The Transformation of Jewish Literature in Arabic in the Islamicate World

Principal Investigator:

Ronny Vollandt

Funded by:

European Research Council



This project has received funding from the European Research Council (ERC) under the European Union’s Horizon 2020 research and innovation programme (Grant agreement No. 101002243).

Nathan Gibson, Friederike Schmidt, Gregor Schwarb, Ronny Vollandt (c) LMU/ Manu Theobald

Around the turn of the first millennium CE, up to ninety percent of the Jewish population lived in territories under Muslim sovereignty. In Arabic-speaking regions, most Jews embraced spoken Arabic in everyday communication. Jews, moreover, integrated Arabic into their written communication and literate culture, adopting literary concepts and techniques from their intellectual environment.
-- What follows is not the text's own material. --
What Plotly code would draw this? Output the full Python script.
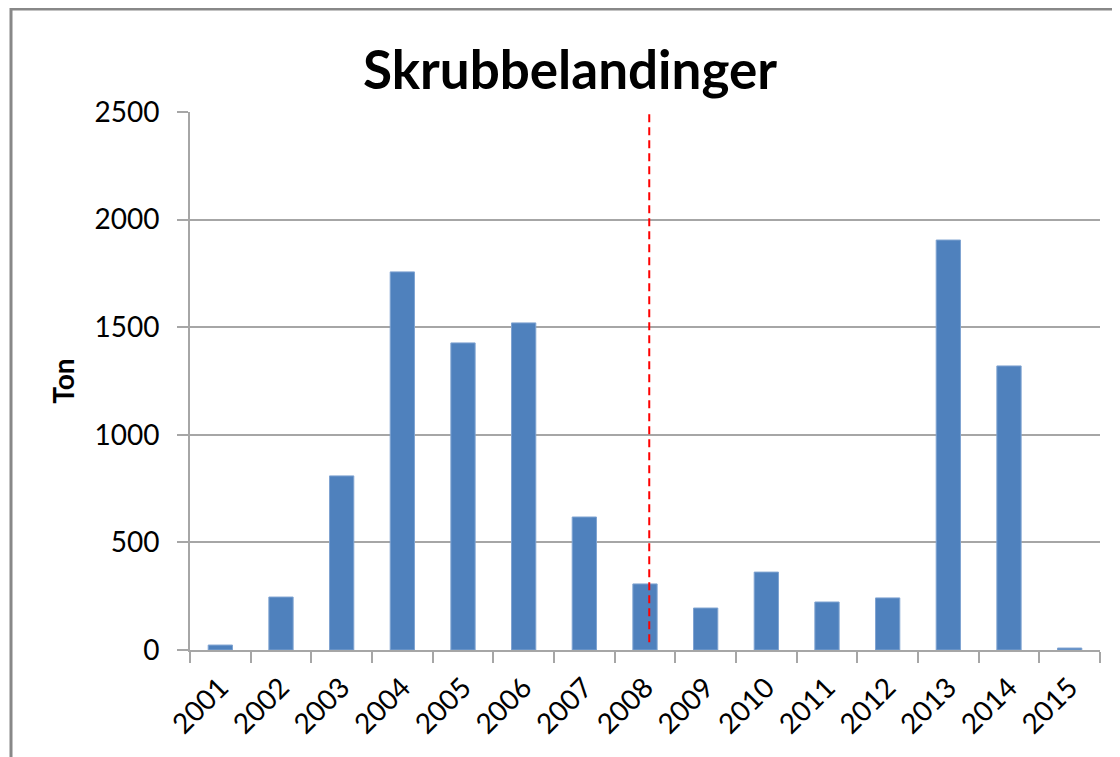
import plotly.graph_objects as go

years = ["2001", "2002", "2003", "2004", "2005", "2006", "2007", "2008",
         "2009", "2010", "2011", "2012", "2013", "2014", "2015"]
tons = [23, 246, 809, 1757, 1427, 1520, 618, 307, 195, 362, 223, 242, 1905, 1320, 9]

title_text = "Skrubbelandinger"
y_title = "Ton"
y_ticks = [0, 500, 1000, 1500, 2000, 2500]
marker_x = 7.07  # dashed line position (category index, just right of 2008)

fig = go.Figure()
fig.add_trace(go.Bar(x=years, y=tons,
                     marker=dict(color="#4F81BD", line=dict(width=1, color="#7FA3D1")),
                     showlegend=False))

# page has an 8px body margin; figure is sized to fill the rest of the window
OFF = 8
W, H = 1120 - OFF, 757 - OFF
ml, mr, mt, mb = 190 - OFF, 20, 112 - OFF, 107
pw, ph = W - ml - mr, H - mt - mb

fig.update_layout(
    width=W, height=H,
    margin=dict(l=ml, r=mr, t=mt, b=mb, autoexpand=False),
    paper_bgcolor="white", plot_bgcolor="white",
    bargap=0.6,
    font=dict(family="Lato, Open Sans, sans-serif", color="black"),
    title=dict(text=f"<b>{title_text}</b>", x=(570 - OFF) / W, xanchor="center",
               y=1 - (70 - OFF) / H, yanchor="middle",
               font=dict(size=53, family="Lato, sans-serif", color="black")),
)
fig.update_xaxes(
    type="category", tickangle=-45, tickfont=dict(size=28), automargin=False,
    ticklabelstandoff=8,
    showline=True, linecolor="#A6A6A6", linewidth=2,
    ticks="outside", tickson="boundaries", ticklen=11, tickcolor="#A6A6A6", tickwidth=2,
    showgrid=False,
)
fig.update_yaxes(
    range=[0, 2500], tickvals=y_ticks, tickfont=dict(size=28), automargin=False,
    ticklabelstandoff=12,
    showline=True, linecolor="#A6A6A6", linewidth=2,
    ticks="outside", ticklen=11, tickcolor="#A6A6A6", tickwidth=2,
    showgrid=True, gridcolor="#A6A6A6", gridwidth=1.5,
    zeroline=False,
    title=dict(text=f"<b>{y_title}</b>", font=dict(size=28), standoff=12),
)

# dashed vertical marker
fig.add_shape(type="line", xref="x", yref="y", x0=marker_x, x1=marker_x,
              y0=2490, y1=30, line=dict(color="#FF0000", width=2, dash="8px,5px"))

# outer chart border (page coords 11,9 -> beyond right/bottom edge)
fig.add_shape(type="rect", xref="paper", yref="paper",
              x0=(11 - OFF - ml) / pw, x1=(W + 10 - ml) / pw,
              y0=-(mb + 10) / ph,
              y1=(H - (9 - OFF) - mb) / ph,
              line=dict(color="#888888", width=3), layer="below")

fig.write_html("out.html")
This process gave rise to one of the most extraordinary periods of literary creativity in all of Jewish history.

MAJLIS investigates the surge of Jewish literature in Arabic through the prism of a single, concrete social and institutional context, the Qaraite dār al-ʿilm (“compound of knowledge”) in 10th–11th century Jerusalem. This institution provides an unparalleled vantage point for understanding a profound cultural paradigm shift that included the emergence of new modes of producing, organising, and disseminating knowledge, and new kinds of textual practices, literary genres, and disciplines. Far from being passive bystanders of this cultural transformation, the Qaraite scholars at the Compound of Knowledge were one of its important driving forces.

Nadine Urbiczek, Friederike Schmidt (c) LMU/ Manu Theobald

From the 9th century onwards, Qaraite Judaism established itself as a momentous pietistic and intellectual network of Jewish communities and scholars with a particularly strong foothold in areas of the former sasanian Empire. Towards the end of the 9th century, a messianic and ascetic movement known as the Mourners of Zion or the Lillies emerged from this Millieu. It called upon its followers to settle in Palestine and to establish Jerusalem as their new centre of spiritual and intellectual nenewal. Over the course of the 10th century, Jerusalem thus emerged as the hub of wide-ranging and flourishing Qaraite scholarly activity. In the latter part of the 10th century, these scholarly activities coalesced around the residence of the Qaraite scholar Abū Yūsuf ibn Nūh. It was this residence that became known, over time, as the dār al-ʿilm of the Qaraite community in Jerusalem.

Through fortunate historical circumstances, several hundreds of original manuscript documents that were produced or held at the dār al-ʿilm have come down to us. On the eve of the First Crusade, these documents were moved to Cairo, where they were kept until 1864, when Abraham Firkovitch transferred them to the Crimean peninsula and later sold them to the Imperial Public Library in St Petersburg. In MAJLIS, these documents take centre stage and enter the limelight of systematic scholarly scrutiny.

Based on an in-depth analysis and description of the core corpus of 10th- and 11th-century manuscripts, the project strives to reconstruct:

  1. The functions and structure of the dār al-ʿilm and its relation to Muslim and Christian institutions of the same name under Būyid and Fāṭimid dominion.
  2. The scholars affiliated with the dār al-ʿilm and their respective functions, activities, and biographies, including information about their geographical origins and relationships with larger transregional networks.
  3. The holdings of the library of the dār al-ʿilm, the provenance of its codices, and the copying and reading practices manifested in them. The reconstruction of the library will help us to better understand how the physical availability of certain texts formed the institution’s concrete intellectual environment.
  4. The core curriculum of instruction as well as the teaching methods and teaching materials employed.
  5. Literary production, literary genres, textual practices, and disciplines, and the taxonomies of knowledge.

The overall goal of MAJLIS is to comprehensively explore for the first time the fundamental ways in which the adoption of Arabic transformed Jewish literature and the disciplines of learning from the 9th to the 11th century, and to assess how it departed from earlier Late Antique models of composition.

All data assembled during the project will be stored in a Digital Handbook of Jewish Authors Writing in Arabic, which will constitute a major stepping-stone towards assembling a new, highly accessible guide to Judeo-Arabic texts that will enable users to identify, locate, and cite any work, with full documentation. By doing so, it will also contribute to a more integrated view of Jewish and Arabic intellectual history that challenges many modern narratives of enmity.